Abd'razaq Kayode, Ilorin, Nigeria

Email sent in by reader

This sounds so extremely comical! How can a president sneak out of the country for three months and remain in communication and finally sneak back again in the wee hours of the night? As much as we sympathise with him over his illness, governance must go on. No single individual or group is greater than Nigeria. Enough is enough!
Emeka Oguike, Nigeria

Email sent in by reader

It's good riddance to bad rubbish. The man is incapacitated but the Northern Cabal is blindly holding on to him and his presidency. The implications are obvious. Nigeria will never progress as this goes on.

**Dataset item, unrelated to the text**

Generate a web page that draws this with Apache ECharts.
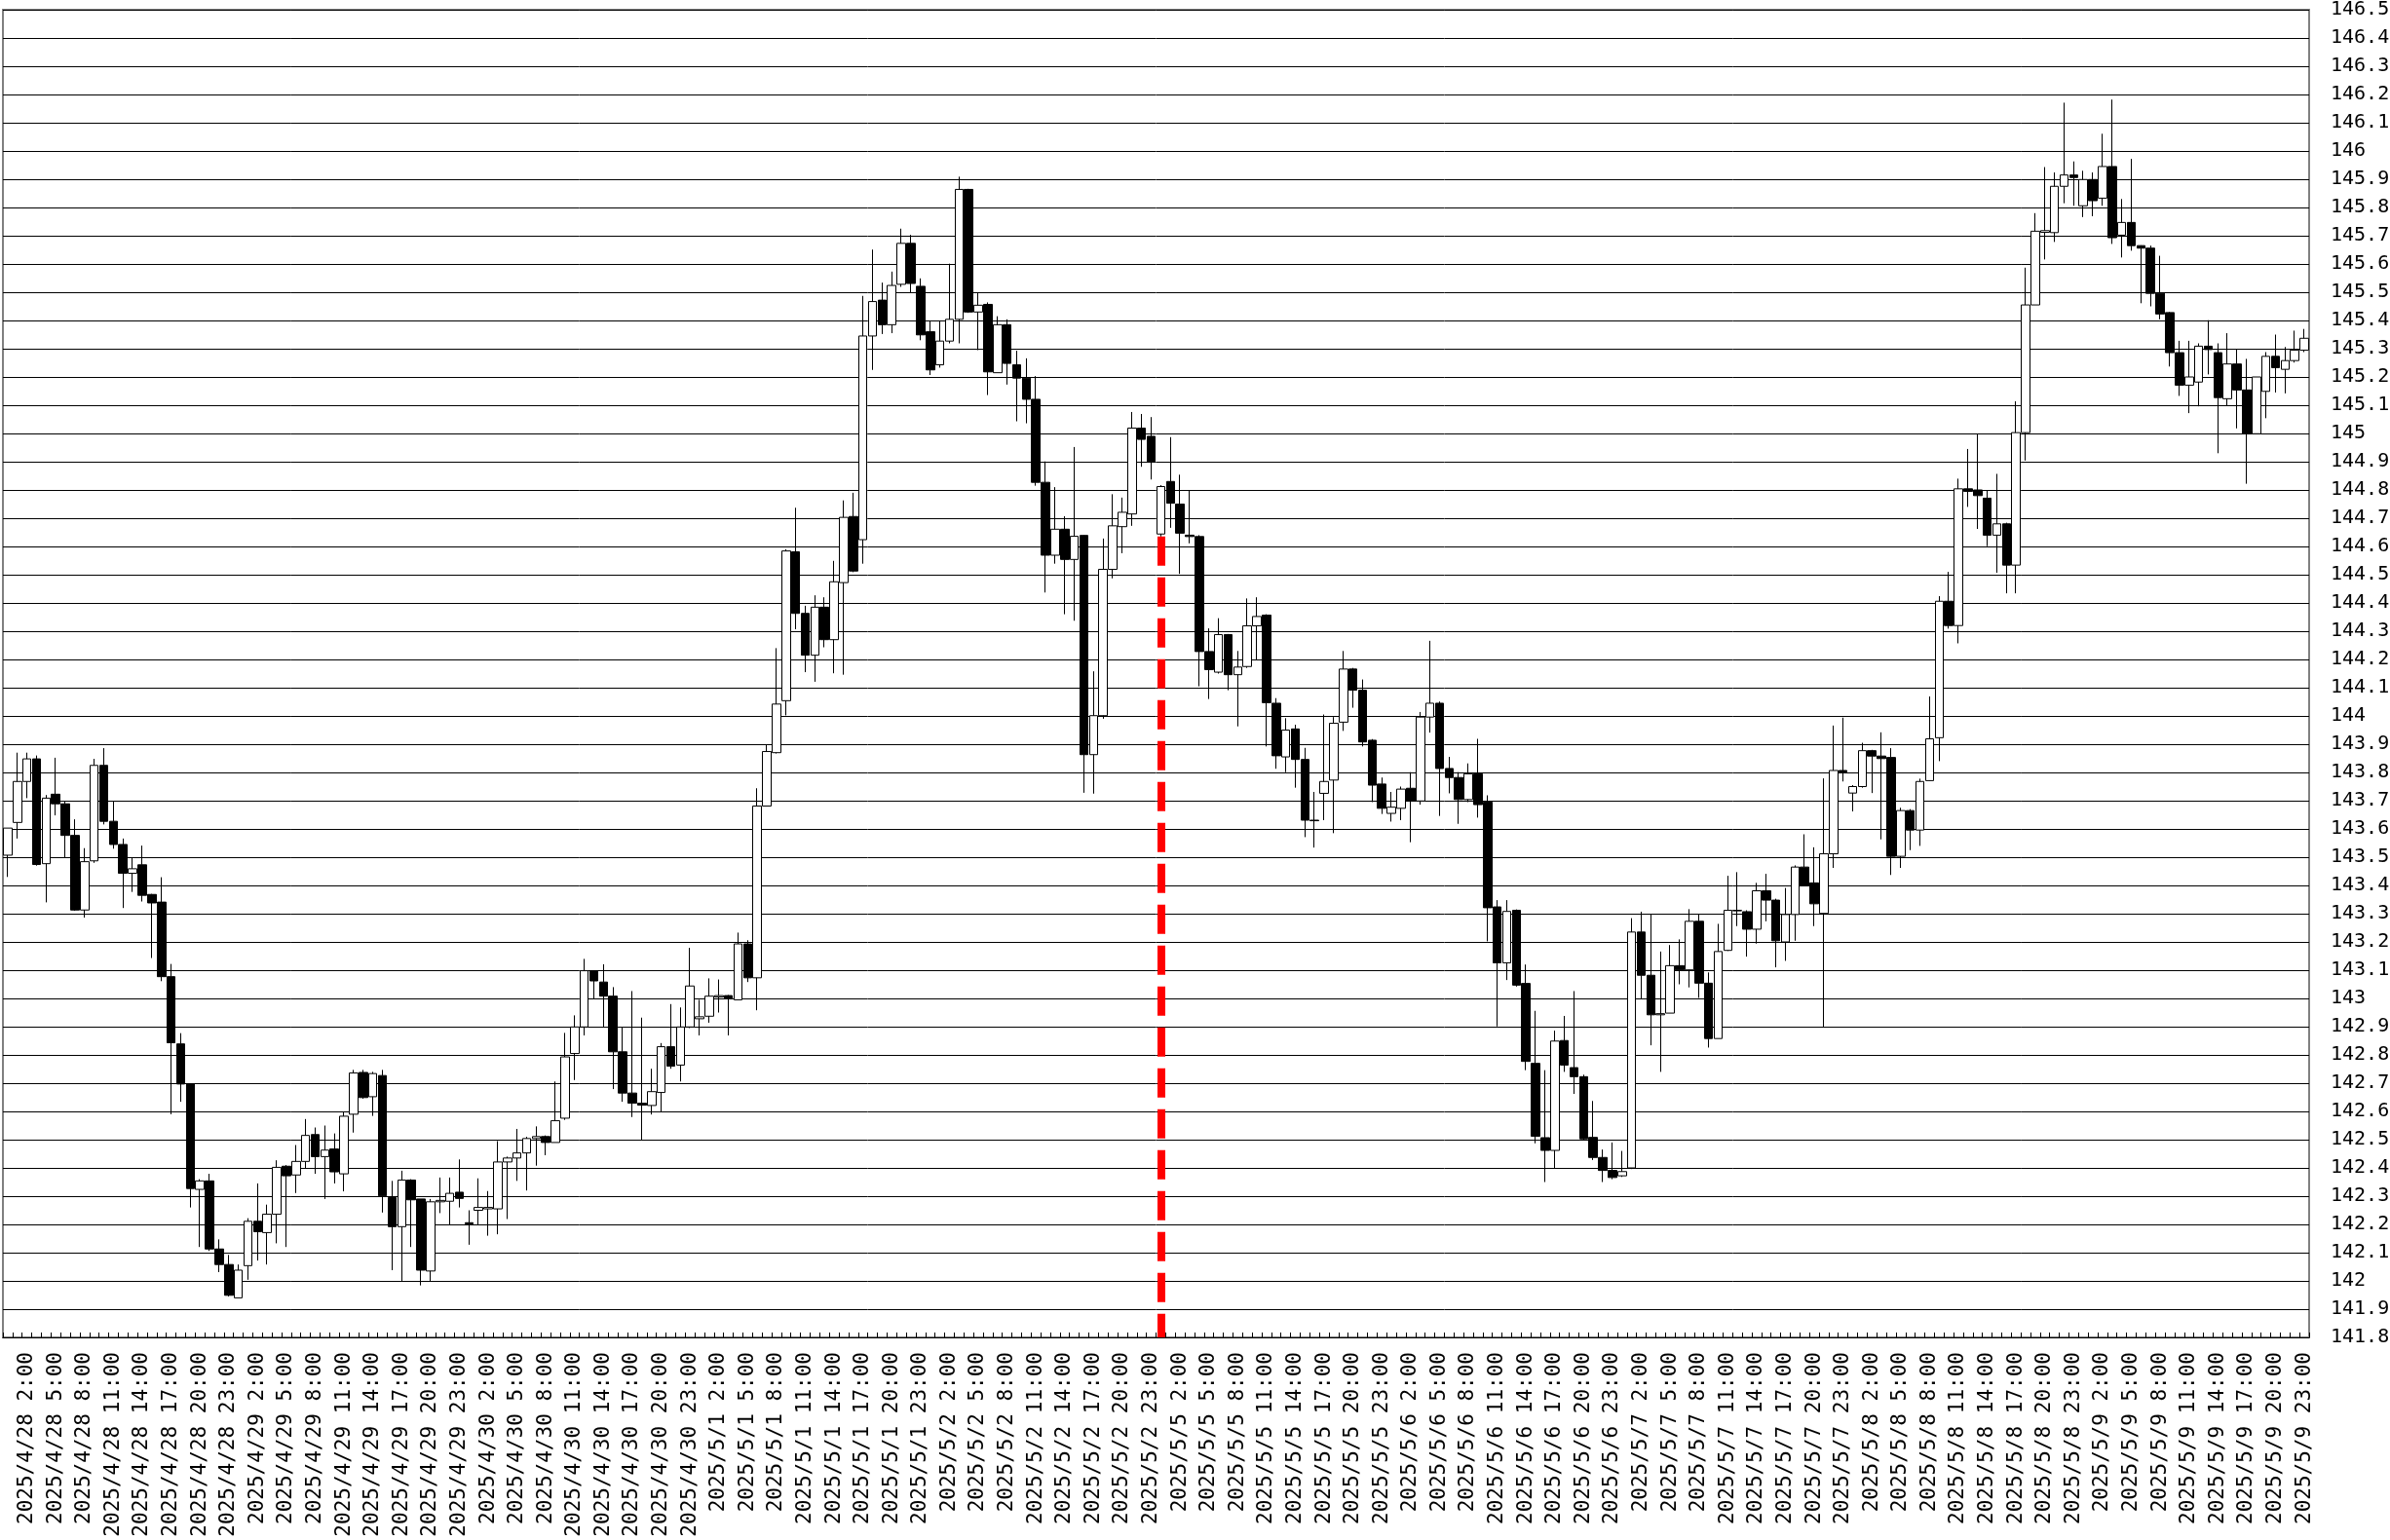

It is one step forwards, two steps backwards. The greedy "hawks" will always have their way as long as they keep impotent and inactive Yar'Adua there. Nigeria needs a new lease of life.
Kenny Davis, Lagos

Email sent in by reader

The absence of our president has led the masses into unbearable situations. Before he went for treatment things were better than they are now. There's economic breakdown, failure in generating power, deregulations and corruption and selfishness. Now that he's back, he can't rule the country anymore.
Ademola, Ibadan, Nigeria

Email sent in by reader

The sudden story of Yar'Adua's return is a political gimmick by power drunk northern Yar'Adua loyalists to remove Goodluck from his seat as acting president. Yar'Adua is not fit to govern.